Seventy-three percent of institutional investors intend to increase cryptocurrency allocations in their portfolios during 2026, according to a joint survey by EY and Coinbase, signaling sustained momentum in mainstream financial adoption of digital assets. The shift reflects a maturation in how large capital holders approach crypto, moving beyond speculative positioning toward regulated infrastructure and compliance-focused strategies.
The institutional appetite extends across multiple vectors. Seventy-four percent of respondents expect cryptocurrency prices to appreciate over the next 12 months, while 66 percent cite exchange-traded funds as their primary access mechanism, underscoring the preference for regulated, custody-protected vehicles. Simultaneously, 49 percent have strengthened risk management protocols, indicating that institutions are balancing growth ambitions with operational discipline. Demand for institutional-grade custody, regulatory compliance, and security infrastructure has intensified as a prerequisite for larger capital deployment.

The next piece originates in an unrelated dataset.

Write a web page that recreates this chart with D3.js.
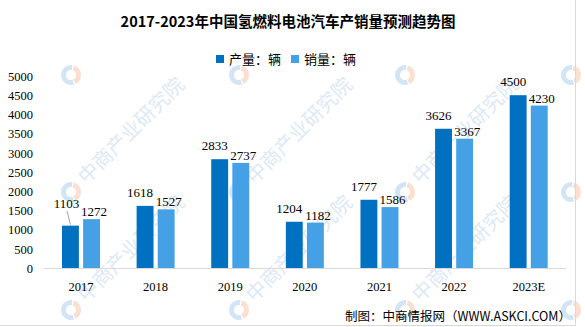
<!DOCTYPE html>
<html>
<head>
<meta charset="utf-8">
<script src="https://cdn.jsdelivr.net/npm/d3@7"></script>
<style>
html,body{margin:0;padding:0;background:#fff;}
svg{display:block;}
</style>
</head>
<body>
<svg id="chart" width="585" height="327"></svg>
<script>
const title = "2017-2023年中国氢燃料电池汽车产销量预测趋势图";
const categories = ["2017","2018","2019","2020","2021","2022","2023E"];
const seriesNames = ["产量：辆","销量：辆"];
const production = [1103,1618,2833,1204,1777,3626,4500];
const sales = [1272,1527,2737,1182,1586,3367,4230];
const yTicks = [0,500,1000,1500,2000,2500,3000,3500,4000,4500,5000];
const source = "制图：中商情报网（WWW.ASKCI.COM）";
const colors = ["#0070C0","#46A0E6"];

const svg = d3.select("#chart");

// watermarks
const wm = svg.append("g").attr("class","watermark");
const wmX = [71,239,405,571], wmY = [75,192,310];
wmY.forEach((cy,ri) => wmX.forEach((cx,ci) => {
  const g = wm.append("g").attr("transform",`translate(${cx},${cy})`);
  const arc = d3.arc().innerRadius(5).outerRadius(10);
  g.append("path").attr("d", arc({startAngle: Math.PI*0.9, endAngle: Math.PI*2.05})).attr("fill","#d3e5f4");
  g.append("path").attr("d", arc({startAngle: Math.PI*0.1, endAngle: Math.PI*0.85})).attr("fill","#fbe0d2");
  if (ri > 0 && ci < 3) {
    g.append("text").attr("transform","rotate(-45) translate(16,6)")
      .attr("font-family","'Noto Sans CJK SC'").attr("font-size",20)
      .attr("fill","#dde9f5").text("中商产业研究院");
  }
}));

// border
svg.append("line").attr("x1",575.5).attr("x2",575.5).attr("y1",0).attr("y2",325.5).attr("stroke","#d9d9d9");
svg.append("line").attr("x1",0).attr("x2",575.5).attr("y1",325.5).attr("y2",325.5).attr("stroke","#d9d9d9");

// title
svg.append("text").attr("x",288).attr("y",27).attr("text-anchor","middle")
  .attr("font-family","'Noto Sans CJK SC'").attr("font-weight","bold").attr("font-size",14.5)
  .attr("fill","#000").text(title);

// legend
const legX = [216, 291];
seriesNames.forEach((s,i) => {
  svg.append("rect").attr("x",legX[i]).attr("y",55).attr("width",8).attr("height",8).attr("fill",colors[i]);
  svg.append("text").attr("x",legX[i]+13).attr("y",64).attr("font-family","'Noto Sans CJK SC'")
    .attr("font-size",13).attr("fill","#000").text(s);
});

// scales
const x0 = d3.scaleBand().domain(categories).range([43.7,566]).paddingInner(0).paddingOuter(0);
const x1 = d3.scaleBand().domain([0,1]).range([0,38]).paddingInner(0.2);
const y = d3.scaleLinear().domain([0,5000]).range([268,76]);

// y axis labels
const yAxis = d3.axisLeft(y).tickValues(yTicks).tickFormat(d3.format("d")).tickSize(0).tickPadding(0);
const yg = svg.append("g").attr("transform","translate(33,0)").call(yAxis);
yg.select(".domain").remove();
yg.selectAll("text").attr("font-family","'Liberation Serif', serif").attr("font-size",12.5).attr("fill","#000").attr("dy","0.35em");

// x axis
const xAxis = d3.axisBottom(x0).tickSize(0).tickPadding(14);
const xg = svg.append("g").attr("transform","translate(0,268)").call(xAxis);
xg.select(".domain").attr("stroke","#d9d9d9").attr("d","M43.7,0.5H566");
xg.selectAll("text").attr("font-family","'Liberation Serif', serif").attr("font-size",12.5).attr("fill","#000");

// bars
const data = categories.map((c,i) => ({c, v:[production[i], sales[i]]}));
const groups = svg.append("g").selectAll("g").data(data).join("g")
  .attr("transform", d => `translate(${x0(d.c) + x0.bandwidth()/2 - 19},0)`);
groups.selectAll("rect").data(d => d.v.map((v,k)=>({v,k}))).join("rect")
  .attr("x", d => x1(d.k)).attr("width", x1.bandwidth())
  .attr("y", d => y(d.v)).attr("height", d => y(0) - y(d.v))
  .attr("fill", d => colors[d.k]);

// labels
const lblDx = [-5, 2.5], lblDy = [-9, -3];
groups.each(function(d, gi) {
  const g = d3.select(this);
  d.v.forEach((v,k) => {
    const cx = x1(k) + x1.bandwidth()/2;
    let tx = cx + lblDx[k], ty = y(v) + lblDy[k];
    if (gi === 0 && k === 0) {
      tx = cx - 4; ty = y(v) - 18;
      g.append("line").attr("x1", cx - 3.5).attr("y1", ty + 3).attr("x2", cx).attr("y2", y(v) - 1)
        .attr("stroke","#a6a6a6").attr("stroke-width",1);
    }
    g.append("text").attr("x", tx).attr("y", ty).attr("text-anchor","middle")
      .attr("font-family","'Liberation Serif', serif").attr("font-size",13).attr("fill","#000").text(v);
  });
});

// source
svg.append("text").attr("x",571).attr("y",321).attr("text-anchor","end")
  .attr("font-family","'Noto Sans CJK SC'").attr("font-size",12.5).attr("fill","#000").text(source);
</script>
</body>
</html>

Stablecoins and tokenization represent emerging pillars of institutional strategy. Eighty-six percent of surveyed institutions already use stablecoins or are evaluating implementation, primarily for settlement and fund transfers rather than trading speculation. The tokenization narrative has gained particular traction, with 63 percent expressing interest in tokenized instruments and more than 60 percent expecting tokenization to reshape market infrastructure from trading to settlement operations.
Regulatory clarity has emerged as the dominant factor shaping institutional participation. Sixty-five percent identify regulation as a growth driver, while 66 percent simultaneously rank it as the primary risk to crypto market expansion. This duality reflects institutional recognition that standardized frameworks would unlock capital flows, yet uncertainty about regulatory direction continues to constrain full-scale allocation increases.